Two Pulitzer Prize-winning journalists, jailed for their reporting on the massacre of Rohingya Muslims, recently had their latest appeal rejected by Myanmar’s Supreme Court. They were charged with violating a colonial-era secrets law for carrying out work to expose the atrocities committed by the country’s military, which has been accused of genocide by the United Nations. In the Philippines, repeated judicial harassment against journalist and free press advocate, and critic of President Rodrigo Duterte’s rule, Maria Ressa, has seen her arrested twice within two months. In Vietnam, the blogger Truong Duy Nhat, who was previously detained for two years due to his critical blogging on the Communist Party’s leadership, is currently being held without charge at a detention center in Hanoi after he went missing in Bangkok, where he had applied for refugee status.

Here in Cambodia, former Radio Free Asia (RFA) journalists Uon Chhin and Yeang Sothearin were held in pre-trial detention for over nine months on spurious charges of espionage, and finally released on bail in August 2018. The charges continue to hang over them. Both reported on a number of human rights issues including land disputes, workers’ rights, and the use of state violence. Over the last two years, measures taken by the government have seriously weakened free press in Cambodia, and today there is a shortage of independent, impartial and rigorous news reporting. The closure of the Cambodia Daily and RFA offices in Phnom Penh, as well as the sale of the Phnom Penh Post, have made truly independent media outlets scarce.
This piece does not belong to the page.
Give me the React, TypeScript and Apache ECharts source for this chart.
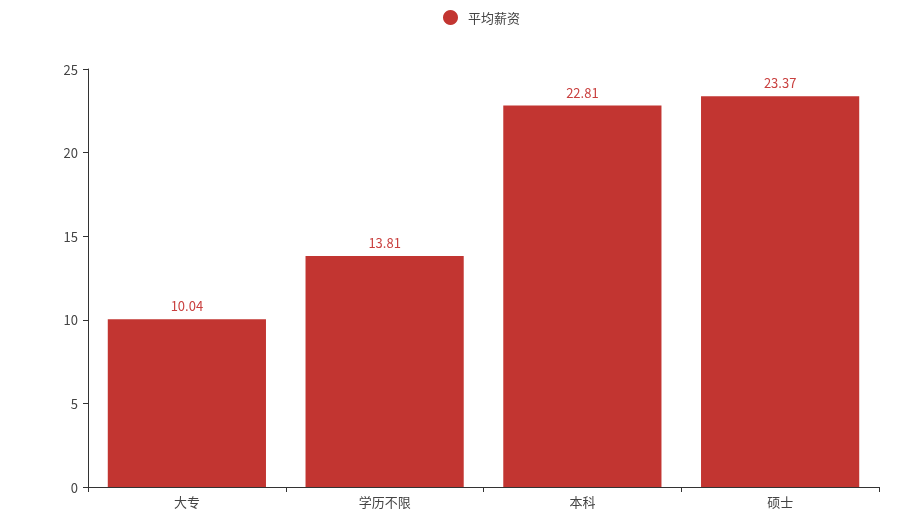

Due to this onslaught against its independent media, Cambodia fell one place in the 2019 World Press Freedom Index (WPFI), to 143 of 180 countries. Across Southeast Asia, six of the 11 countries in the region also dropped on the WPFI, while Malaysia leads the way as one of the three countries that moved up the index.

Freedom of information and freedom of expression are fundamental rights, and journalists must be permitted to exercise them in order to do their work, including by exposing corruption, criticizing public policy, and illuminating human rights violations, without fear of negative repercussions.

A journalist’s work should be secure, safe and supported. On World Press Freedom Day, we call for protection and support of our independent media, from publishers, from the government, and from the public.